ISAF spokesman Brig. Gen. Gunter Katz told CBS News the latest attack is, “tragic, but doesn’t reflect the security situation.” He calls the shooting an “isolated incident”.
“We’re confident this won’t stop operations,” he said. “We trust our Afghan partners. But we’re looking at how to mitigate incidents.”
White House press secretary Jay Carney said he didn’t want to “diminish at all the seriousness of the attack” but “it is important within the context here to recognize that missions … are being conducted ever day, every hour involving U.S. forces and the 330,000 Afghan forces.”
He added that the U.S. military “believes that the operational impact [of the attacks] has been negligible.”
The Afghan security forces have established an eight-point vetting process. Katz explained that recruits require two letters from local elders as a character reference as well as biometric, medical and drugs checks, but ISAF is still working with the Afghan forces to improve this process.
Nonetheless, early in 2012, top U.S. commander Gen. John Allen ordered American units to select a “guardian angel” to watch over fellow troops, even as they sleep, at joint U.S.-Afghan bases and on joint operations involving live fire – a direct response to the mounting green-on-blue attacks.

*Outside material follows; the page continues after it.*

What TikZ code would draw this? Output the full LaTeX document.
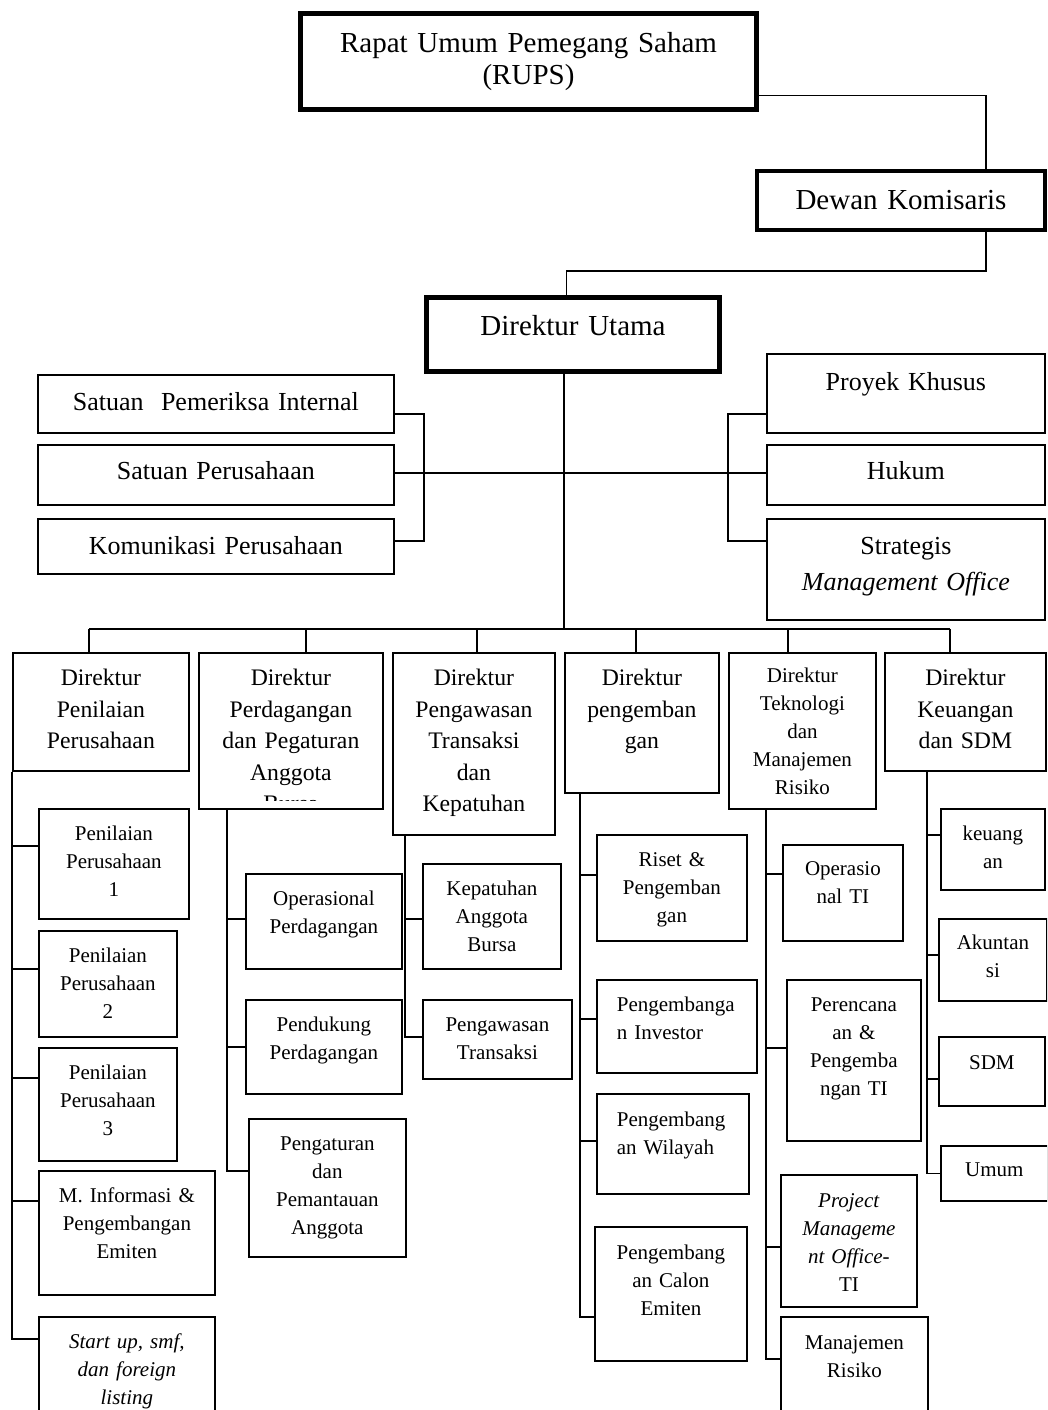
\documentclass[tikz,border=0pt]{standalone}
\usepackage{fontspec}
\setmainfont{Liberation Serif}
\hyphenpenalty=10000
\exhyphenpenalty=10000

\tikzset{
    cellsize/.code n args={3}{%
        \pgfmathsetmacro\celldepth{#2-#3}%
        \edef\cellkeys{\noexpand\pgfkeysalso{/tikz/text width=#1pt,/tikz/text height=#3pt,/tikz/text depth=\celldepth pt}}%
        \cellkeys},
    cell/.style={draw, line width=1.8pt, inner sep=0pt, align=center, anchor=north west},
    link/.style={line width=1.8pt},
    topfont/.style={font=\fontsize{29}{32}\selectfont},
    stafffont/.style={font=\fontsize{26}{36}\selectfont},
    dirfont/.style={font=\fontsize{23.7}{31.5}\selectfont},
    subfont/.style={font=\fontsize{21}{28}\selectfont}
}

\begin{document}
\begin{tikzpicture}[x=1pt, y=-1pt]
            \useasboundingbox (0,0) rectangle (1047,1410);
            \clip (0,0) rectangle (1047,1410);

            \node[cell, line width=5pt, topfont, cellsize={456}{96}{39}] (rups) at (298,11) {Rapat Umum Pemegang Saham\\(RUPS)};
            \node[cell, line width=4pt, topfont, cellsize={288}{59}{38}] (dewan) at (755,169) {Dewan Komisaris};
            \node[cell, line width=5pt, topfont, cellsize={293}{74}{38}] (du) at (424,295) {Direktur Utama};

            \node[cell, stafffont, cellsize={356}{58}{36}] (spi) at (37,374) {Satuan\ \ Pemeriksa Internal};
            \node[cell, stafffont, cellsize={356}{60}{35}] (sp) at (37,444) {Satuan Perusahaan};
            \node[cell, stafffont, cellsize={356}{55}{36}] (kp) at (37,518) {Komunikasi Perusahaan};
            \node[cell, stafffont, cellsize={278}{79}{37}] (pk) at (766,353) {Proyek Khusus};
            \node[cell, stafffont, cellsize={278}{60}{35}] (hk) at (766,444) {Hukum};
            \node[cell, stafffont, cellsize={278}{101}{36}] (sm) at (766,518) {Strategis\\\textit{Management Office}};

            \node[cell, dirfont, cellsize={176}{118}{33}] (d1) at (12,652) {Direktur\\Penilaian\\Perusahaan};
            \node[cell, dirfont, cellsize={184}{156}{33}] (d2) at (198,652) {Direktur\\Perdagangan\\dan Pegaturan\\Anggota};
            \node[cell, dirfont, cellsize={162}{182}{33}] (d3) at (392,652) {Direktur\\Pengawasan\\Transaksi\\dan\\Kepatuhan};
            \node[cell, dirfont, cellsize={154}{140}{33}] (d4) at (564,652) {Direktur\\pengemban\\gan};
            \node[cell, subfont, cellsize={147}{156}{30}] (d5) at (728,652) {Direktur\\Teknologi\\dan\\Manajemen\\Risiko};
            \node[cell, dirfont, cellsize={161}{118}{33}] (d6) at (884,652) {Direktur\\Keuangan\\dan SDM};

            \begin{scope}
                \clip (d2.north west) rectangle ([yshift=9pt]d2.south east);
                \node[dirfont, anchor=base, inner sep=0pt] (d2x) at ([yshift=-159pt]d2.north) {Bursa};
            \end{scope}

            \node[cell, subfont, cellsize={150}{110}{32}] (pp1) at (38,808) {Penilaian\\Perusahaan\\1};
            \node[cell, subfont, cellsize={138}{106}{32}] (pp2) at (38,930) {Penilaian\\Perusahaan\\2};
            \node[cell, subfont, cellsize={138}{113}{32}] (pp3) at (38,1047) {Penilaian\\Perusahaan\\3};
            \node[cell, subfont, cellsize={176}{124}{32}] (mi) at (38,1170) {M. Informasi \&\\Pengembangan\\Emiten};
            \node[cell, subfont, cellsize={176}{120}{32}] (su) at (38,1316) {\itshape Start up, smf,\\dan foreign\\listing};

            \node[cell, subfont, cellsize={156}{95}{32}] (op) at (245,873) {Operasional\\Perdagangan};
            \node[cell, subfont, cellsize={156}{94}{32}] (pd) at (245,999) {Pendukung\\Perdagangan};
            \node[cell, subfont, cellsize={157}{138}{32}] (pa) at (248,1118) {Pengaturan\\dan\\Pemantauan\\Anggota};

            \node[cell, subfont, cellsize={138}{105}{32}] (ka) at (422,863) {Kepatuhan\\Anggota\\Bursa};
            \node[cell, subfont, cellsize={149}{79}{32}] (pt) at (422,999) {Pengawasan\\Transaksi};

            \node[cell, subfont, cellsize={150}{106}{32}] (rp) at (596,834) {Riset \&\\Pengemban\\gan};
            \node[cell, subfont, align=left, inner xsep=20pt, cellsize={120}{93}{32}] (pi) at (596,979) {Pengembanga\\n Investor};
            \node[cell, subfont, align=left, inner xsep=20pt, cellsize={112}{100}{33}] (pw) at (596,1093) {Pengembang\\an Wilayah};
            \node[cell, subfont, cellsize={152}{134}{33}] (pc) at (594,1226) {Pengembang\\an Calon\\Emiten};

            \node[cell, subfont, cellsize={120}{96}{31}] (ot) at (782,844) {Operasio\\nal TI};
            \node[cell, subfont, cellsize={134}{161}{32}] (pe) at (786,979) {Perencana\\an \&\\Pengemba\\ngan TI};
            \node[cell, subfont, cellsize={136}{132}{33}] (pm) at (780,1174) {\textit{Project}\\\textit{Manageme}\\\textit{nt Office-}\\TI};
            \node[cell, subfont, cellsize={147}{120}{33}] (mr) at (780,1316) {Manajemen\\Risiko};

            \node[cell, subfont, cellsize={104}{81}{32}] (ke) at (940,808) {keuang\\an};
            \node[cell, subfont, cellsize={108}{82}{31}] (ak) at (938,918) {Akuntan\\si};
            \node[cell, subfont, cellsize={106}{69}{33}] (sd) at (938,1036) {SDM};
            \node[cell, subfont, cellsize={107}{55}{31}] (um) at (940,1145) {Umum};

            \draw[link, line width=1.4pt] ([yshift=-34pt]rups.east) -| ([xshift=85pt]dewan.north);
            \draw[link, line width=1.4pt] ([xshift=85pt]dewan.south) -- ++(0,39) -| ([xshift=-6.5pt]du.north);

            \coordinate (bus) at (564,629);
            \draw[link] (du.south -| bus) -- (bus);
            \draw[link] ([yshift=-10pt]spi.east) -- ++(29,0) |- ([yshift=5.5pt]kp.east);
            \draw[link] ([yshift=2pt]sp.east) -- ([yshift=2pt]hk.west);
            \draw[link] ([yshift=-20.5pt]pk.west) -- ++(-38,0) |- ([yshift=28.5pt]sm.west);

            \draw[link] ([xshift=-12pt]d1.north |- bus) -- ([xshift=-15.5pt]d6.north |- bus);
            \foreach \n/\s in {d1/-12, d2/15, d3/3, d4/-6, d5/-14.5, d6/-15.5} {
                    \draw[link] ([xshift=\s pt]\n.north) -- ([xshift=\s pt]\n.north |- bus);
                }

            \foreach \d/\s/\subs in {d1/0/{pp1/18, pp2/15, pp3/26.5, mi/32, su/38},
                    d2/29/{op/2.5, pd/0, pa/17},
                    d3/13/{ka/-2.5, pt/2.5},
                    d4/16/{rp/13, pi/7.5, pw/3, pc/-23},
                    d5/38/{ot/19, pe/12.5, pm/-6, mr/18},
                    d6/43/{ke/14.5, ak/5, sd/-7.5, um/0}} {
                    \foreach \n/\o in \subs {
                            \draw[link] ([xshift=\s pt]\d.south west) |- ([yshift=\o pt]\n.west);
                        }
                }
        \end{tikzpicture}
\end{document}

Last year, a U.S. Army team led by a behavioral scientist produced a 70-page survey that revealed both Afghan and American soldiers hold disturbingly negative perceptions of the other.
According to the survey, many Afghan security personnel found U.S. troops “extremely arrogant, bullying and unwilling to listen to their advice” and sometimes lacking concern about Afghans’ safety in combat. They accused the Americans of ignoring female privacy and using denigrating names for Afghans.
American troops, in turn, often accused Afghan troops and police of “pervasive illicit drug use, massive thievery, personal instability, dishonesty, no integrity,” the survey said.
U.S. military officials have downplayed that survey.
The U.S. hopes the Afghan Local Police, a village defense force backed by the national government, will become a key force in fighting the insurgency.